So if you can’t DIY, then what do you do? Hire a professional. It can be a little intimidating trying to find a designer and brand strategist that you think can provide you with the quality work you deserve. It is hard shopping for an intangible item such as contract creative work because even though you see something in a designer’s portfolio, you can’t be sure they will design something that is perfect for you.
In this post, I identify some characteristics of quality design portfolios to help you identify the best from the rest.
When reviewing portfolios, look for:
1. Diversity: Multiple projects should not use the same fonts, colors and shapes. When every project looks similar, you can be assured you will get a project that looks like the rest. A versatile style shows that the designer listens to his customers and delivers a target message to a target audience.
2. Education: The wide-spread accessibility of design programs, makes everyone a novice designer. Do not accept anything less than a Bachelors in Fine Arts from a 4 year Collegiate Graphic Design Program. A 2 year certificate program does not provide time to develop and evolve the skill and talent needed to properly communicate with graphics. 2 years barely allows you to understand the use of the technology and does not encourage the basic understanding of typography, composition, or illustration.
3. Experience: Diversity of project and customer base shows that the designer can solve problems and create customized solutions for any variety of communication challenges. As designers, we are communicators, not artists. We work to solve a communication challenge. The best designers do this and use aesthetics to support the message.
4. Character: It is important to have a personal connection with your designer. She must understand your challenge, know your business and be able to accurately relay your corporate culture to your potential customer. If you are not confident that your designer “gets” you, how can you be confident that the work they provide you is going to do what it needs to? Don’t ignore your gut instinct.
5. Credibility: You may not know a good logo design when you see one, but other designers do! Look for industry awards, given out by AIGA, the professional association for designers, The Art Director’s Club, The Advertising Federation, and formal publication in Print, HOW, ID, GDUSA, Logo Lounge, and Rockport titles.

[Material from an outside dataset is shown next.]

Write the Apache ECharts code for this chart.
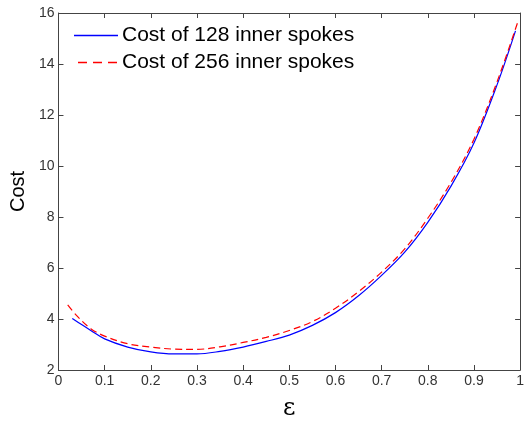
<!DOCTYPE html>
<html>
<head>
<meta charset="utf-8">
<script src="https://cdn.jsdelivr.net/npm/echarts@6/dist/echarts.min.js"></script>
<style>
  html, body { margin: 0; padding: 0; background: #fff; }
  #chart { width: 527px; height: 426px; }
</style>
</head>
<body>
<div id="chart"></div>
<script>
// Cost versus epsilon for two inner-spoke counts
const eps128 = [0.03, 0.05, 0.07, 0.10, 0.15, 0.20, 0.25, 0.30, 0.35, 0.40, 0.45, 0.50, 0.55, 0.60, 0.65, 0.70, 0.75, 0.80, 0.85, 0.90, 0.95, 0.99];
const cost128 = [4.02, 3.78, 3.55, 3.22, 2.90, 2.71, 2.63, 2.63, 2.73, 2.90, 3.12, 3.37, 3.75, 4.25, 4.91, 5.71, 6.62, 7.79, 9.20, 10.90, 13.18, 15.30];

const eps256 = [0.02, 0.04, 0.07, 0.10, 0.15, 0.20, 0.25, 0.30, 0.35, 0.40, 0.45, 0.50, 0.55, 0.60, 0.65, 0.70, 0.75, 0.80, 0.85, 0.90, 0.95, 0.995];
const cost256 = [4.55, 4.12, 3.62, 3.33, 3.03, 2.90, 2.82, 2.81, 2.91, 3.08, 3.28, 3.55, 3.90, 4.42, 5.07, 5.84, 6.75, 7.95, 9.35, 11.05, 13.30, 15.65];

const seriesNames = ['Cost of 128 inner spokes', 'Cost of 256 inner spokes'];
const xTicks = { min: 0, max: 1, interval: 0.1 };
const yTicks = { min: 2, max: 16, interval: 2 };

const FONT = '"Liberation Sans", Arial, sans-serif';
const AXIS_COLOR = '#444';
const BLUE = '#0000ff';
const RED = '#ff0000';

const pairs = (xs, ys) => xs.map((x, i) => [x, ys[i]]);

function boxAxis(base, position, showLabels) {
  return Object.assign({}, base, {
    position: position,
    axisLine: { show: true, onZero: false, lineStyle: { color: AXIS_COLOR, width: 1 } },
    axisTick: { show: true, inside: true, length: 5, lineStyle: { color: AXIS_COLOR } },
    axisLabel: {
      show: showLabels,
      color: '#333',
      fontFamily: FONT,
      fontSize: 14,
      margin: 4,
      formatter: v => String(+v.toFixed(1))
    },
    splitLine: { show: false }
  });
}

// Legend key in the upper-left of the plot: a line sample followed by its label
function legendRow(name, y, color, dash) {
  return {
    type: 'group',
    x: 74,
    y: y,
    children: [
      {
        type: 'line',
        shape: { x1: dash ? 4 : 0, y1: 0, x2: 44, y2: 0 },
        style: { stroke: color, lineWidth: 1.3, lineDash: dash || null }
      },
      {
        type: 'text',
        x: 48,
        y: 0,
        style: { text: name, fontFamily: FONT, fontSize: 21, fill: '#000', verticalAlign: 'middle', align: 'left' }
      }
    ]
  };
}

const chart = echarts.init(document.getElementById('chart'), null, { renderer: 'canvas' });

chart.setOption({
  animation: false,
  backgroundColor: '#fff',
  grid: { left: 57, right: 2, top: 13, bottom: 52, containLabel: false },
  graphic: [
    legendRow(seriesNames[0], 35.5, BLUE, null),
    legendRow(seriesNames[1], 62.5, RED, [9, 6])
  ],
  xAxis: [
    Object.assign(boxAxis({ type: 'value', min: xTicks.min, max: xTicks.max, interval: xTicks.interval }, 'bottom', true), {
      name: 'ε',
      nameLocation: 'middle',
      nameGap: 27,
      nameTextStyle: { fontFamily: '"DejaVu Serif", serif', fontSize: 24, color: '#000' }
    }),
    boxAxis({ type: 'value', min: xTicks.min, max: xTicks.max, interval: xTicks.interval }, 'top', false)
  ],
  yAxis: [
    Object.assign(boxAxis({ type: 'value', min: yTicks.min, max: yTicks.max, interval: yTicks.interval }, 'left', true), {
      name: 'Cost',
      nameLocation: 'middle',
      nameGap: 30,
      nameTextStyle: { fontFamily: FONT, fontSize: 20, color: '#000' }
    }),
    boxAxis({ type: 'value', min: yTicks.min, max: yTicks.max, interval: yTicks.interval }, 'right', false)
  ],
  series: [
    {
      name: seriesNames[0],
      type: 'line',
      data: pairs(eps128, cost128),
      smooth: 0.35,
      symbol: 'none',
      lineStyle: { color: BLUE, width: 1.2, type: 'solid' },
      itemStyle: { color: BLUE }
    },
    {
      name: seriesNames[1],
      type: 'line',
      data: pairs(eps256, cost256),
      smooth: 0.35,
      symbol: 'none',
      lineStyle: { color: RED, width: 1.2, type: [7, 4] },
      itemStyle: { color: RED }
    }
  ]
});
</script>
</body>
</html>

As with any contract project, be clear on your expectations and make sure they are clear with you on what they are providing. Make sure you get all usage rights with your artwork and make sure you have a contract that allows you to pay in increments allowing you to pay with the delivery at each stage of the creative process. If you heed these warnings and follow these tips, you should end up happy with your decision on a designer for your brand.